I thought it was kind of funny... There's this freaky, dark track where I'm a total weirdo, a mechanical monster of a man. After I hit 21, I got serious about my life. I was a man on a mission. Part of that was figuring out women, which I've had some trouble with in the past. All of the sudden, it was like, “Oh, I'm in love.”
There is a recurring female character on the album. Is there a real-world inspiration for this feminine presence, or is it more of a metaphor?
A little bit of both. With girls, there were many times where I went between feeling like “This girl is so great,” to being in the pits. I think it’s a pretty common thing for young men... women aren’t easy to figure out, at least for people like me.
I’m married now, so the nicer songs were inspired by my wife. She really mellowed me out, psychologically. Thanks to her for supporting me in doing all this. There's some weird stuff on the album that doesn't seem to faze her too much, so that's good.
On the album, you entertain some religious themes, even though you’re not necessarily religious yourself. How did your beliefs affect your writing?
I wasn't raised with religion, really. My mom is a little bit religious, but not especially. My dad’s not really at all. So, when I became a young adult, I kind of discovered it on my own. During writing and producing the album, I had what I call my “religious phase.” I thought, "So many people are into this. What am I missing?" I delved in and learned the ways it might benefit me... and the ways it might hurt me.
Looking back at the record, it encapsulates that whole process pretty well. I had some religious faith, but I’m not as much into it anymore – although I still have great respect for the religions. I still haven’t quite figured it out.

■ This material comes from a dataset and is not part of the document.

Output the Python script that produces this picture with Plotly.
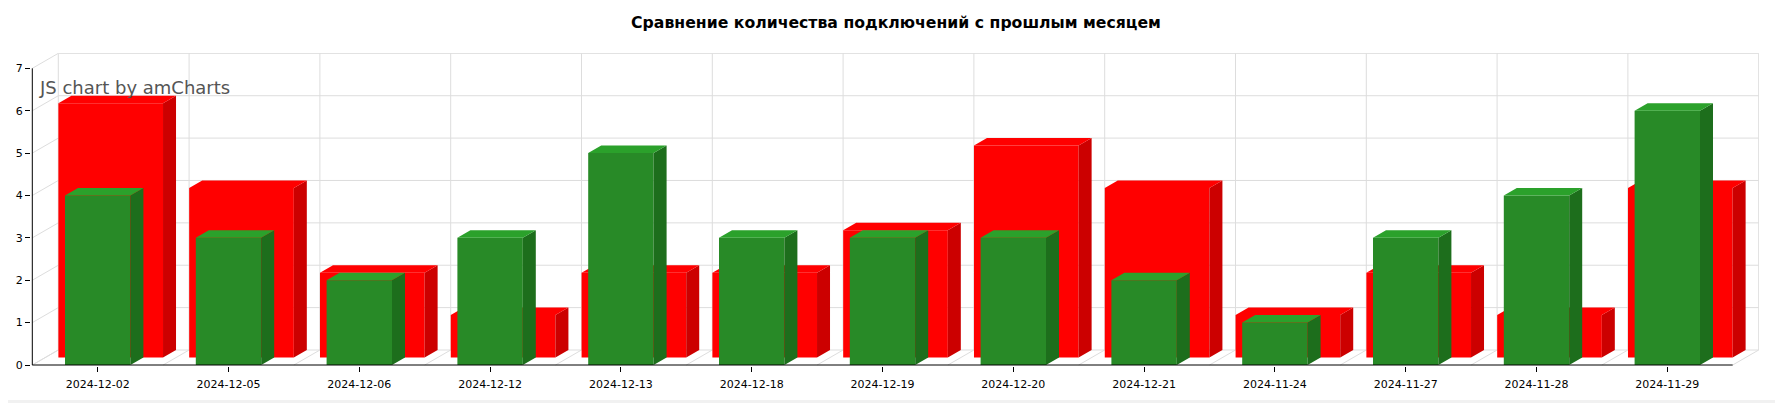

Although the album concludes with an uplifting tune, “Knight of Faith,” you leave the listener with a twice-repeated, ambivalent lyric:
And the rays of light are pouring in through the glass /
And I can see all the dust in the air / But it only makes for a prettier scene /
And I’m left wondering why I should care / And I’m left wondering why I should care
What’s that about?
I was sitting in my living room, and rays of sunlight were shining through the window. I could see them reflecting off the dust in the air. Even though no one likes dust, it created this beautiful scene with kind of a sparkly effect over everything. That’s how I view life: if there were no imperfections – if everything was perfect all the time – I think that would make life devoid of meaning. Rather, the imperfections are what give life meaning. The whole thing reminded me of whatever girl I was into at the time. She wasn’t perfect, but I don’t want perfect... I want real.

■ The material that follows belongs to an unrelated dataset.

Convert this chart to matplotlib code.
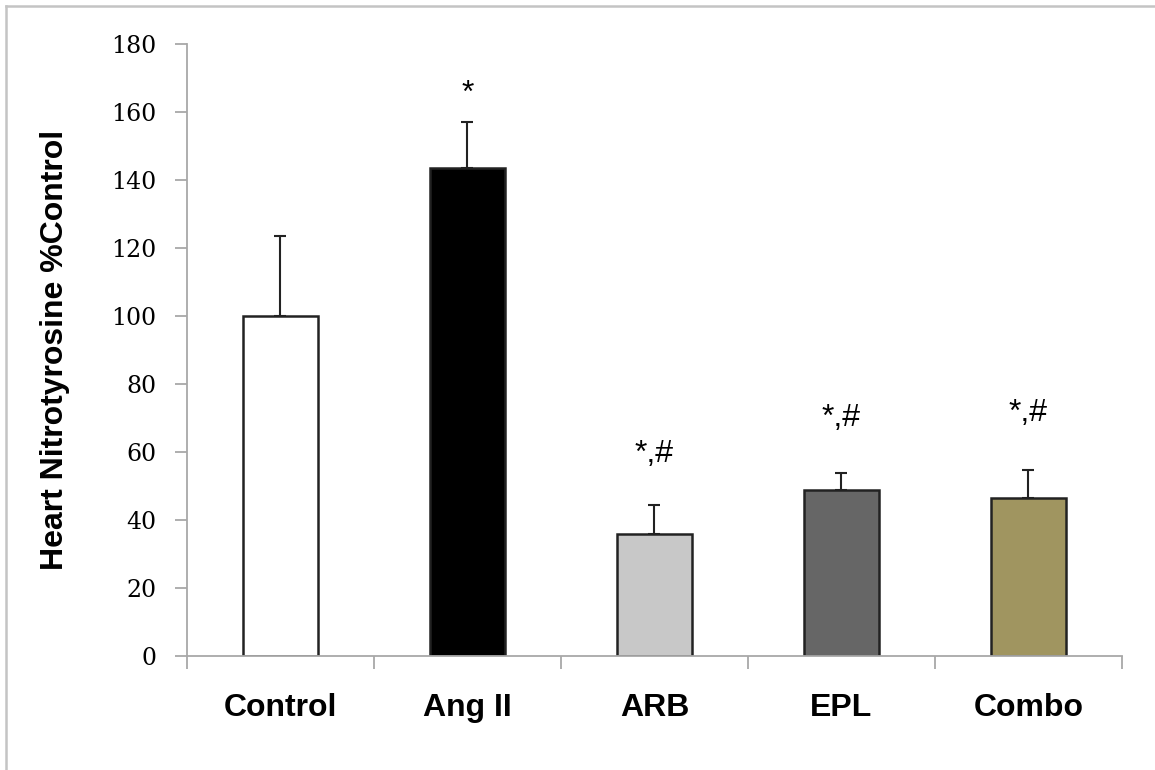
import numpy as np
import matplotlib.pyplot as plt
from matplotlib.lines import Line2D

# group data
groups = ["Control", "Ang II", "ARB", "EPL", "Combo"]
means = [100, 143.5, 36, 48.8, 46.5]
errors = [23.5, 13.5, 8.5, 5.0, 8.3]
bar_colors = ["#ffffff", "#000000", "#c8c8c8", "#666666", "#a09560"]
marks = ["", "*", "*,#", "*,#", "*,#"]
mark_y = [0, 163, 57, 67.5, 69]
y_ticks = [0, 20, 40, 60, 80, 100, 120, 140, 160, 180]

axis_gray = "#a8a8a8"

fig = plt.figure(figsize=(11.55, 7.7), dpi=100)
ax = fig.add_axes([0.1619, 0.1481, 0.8095, 0.7948])

x = np.arange(len(groups))
ax.bar(x, means, width=0.4, color=bar_colors, edgecolor="#222222", linewidth=1.8,
       zorder=2)
ax.errorbar(x, means, yerr=[np.zeros(len(errors)), errors], fmt="none",
            ecolor="#222222", elinewidth=1.5, capsize=4.5, capthick=1.5, zorder=1)

for xi, txt, yy in zip(x, marks, mark_y):
    if txt:
        ax.text(xi, yy, txt, ha="center", va="baseline", fontsize=23,
                family="Liberation Sans")

ax.set_xlim(-0.5, len(groups) - 0.5)
ax.set_ylim(0, 180)
ax.set_yticks(y_ticks)
ax.set_yticklabels([str(t) for t in y_ticks], family="DejaVu Serif", fontsize=17)
ax.tick_params(axis="y", length=9, width=1.3, color=axis_gray, pad=13)

ax.set_xticks(x)
ax.set_xticklabels(groups, family="Liberation Sans", fontweight="bold", fontsize=23)
ax.tick_params(axis="x", which="major", length=0, pad=27)
ax.set_xticks(np.arange(len(groups) + 1) - 0.5, minor=True)
ax.tick_params(axis="x", which="minor", length=9, width=1.3, color=axis_gray)

ax.set_ylabel("Heart Nitrotyrosine %Control", family="Liberation Sans",
              fontweight="bold", fontsize=23, labelpad=30)

for side in ["top", "right"]:
    ax.spines[side].set_visible(False)
for side in ["left", "bottom"]:
    ax.spines[side].set_color(axis_gray)
    ax.spines[side].set_linewidth(1.3)

# light outer frame (left and top edges only visible)
fig.add_artist(Line2D([6 / 1155, 6 / 1155], [0, 1 - 6 / 770], color="#c4c4c4",
                      linewidth=1.8, transform=fig.transFigure))
fig.add_artist(Line2D([6 / 1155, 1], [1 - 6 / 770, 1 - 6 / 770], color="#c4c4c4",
                      linewidth=1.8, transform=fig.transFigure))

fig.savefig("out.png", dpi=100)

I’m an optimistic guy at heart. Despite all of the darkness that I acknowledge, I don't think the world's a horrible place. It’s quite a nice place in a lot of ways. Actually, I think that our lives right now are good compared to a lot of times in world history. So yeah, not bad overall, I would say.
You can’t have light without darkness – they’re two sides of the same coin. Would you say the album parallels that view – on religion, on philosophy, and on life?
The duality between light and dark is a very philosophical idea. I'm not sure exactly where I got that idea for the album specifically, but I have great admiration for Nietzsche. His ideas definitely influenced me – he can be angry, but he’s also passionate and sensitive. He talks about religion – and the death of religion – a lot. Like, "God is dead, we have killed him, and now we have to do something about it, because it's going to wreak havoc on the world." I think he was right, in a certain way.
That’s the number one message that I have – and I’m not a preachy guy. But, if the album is about one thing, it’s that duality between darkness and light.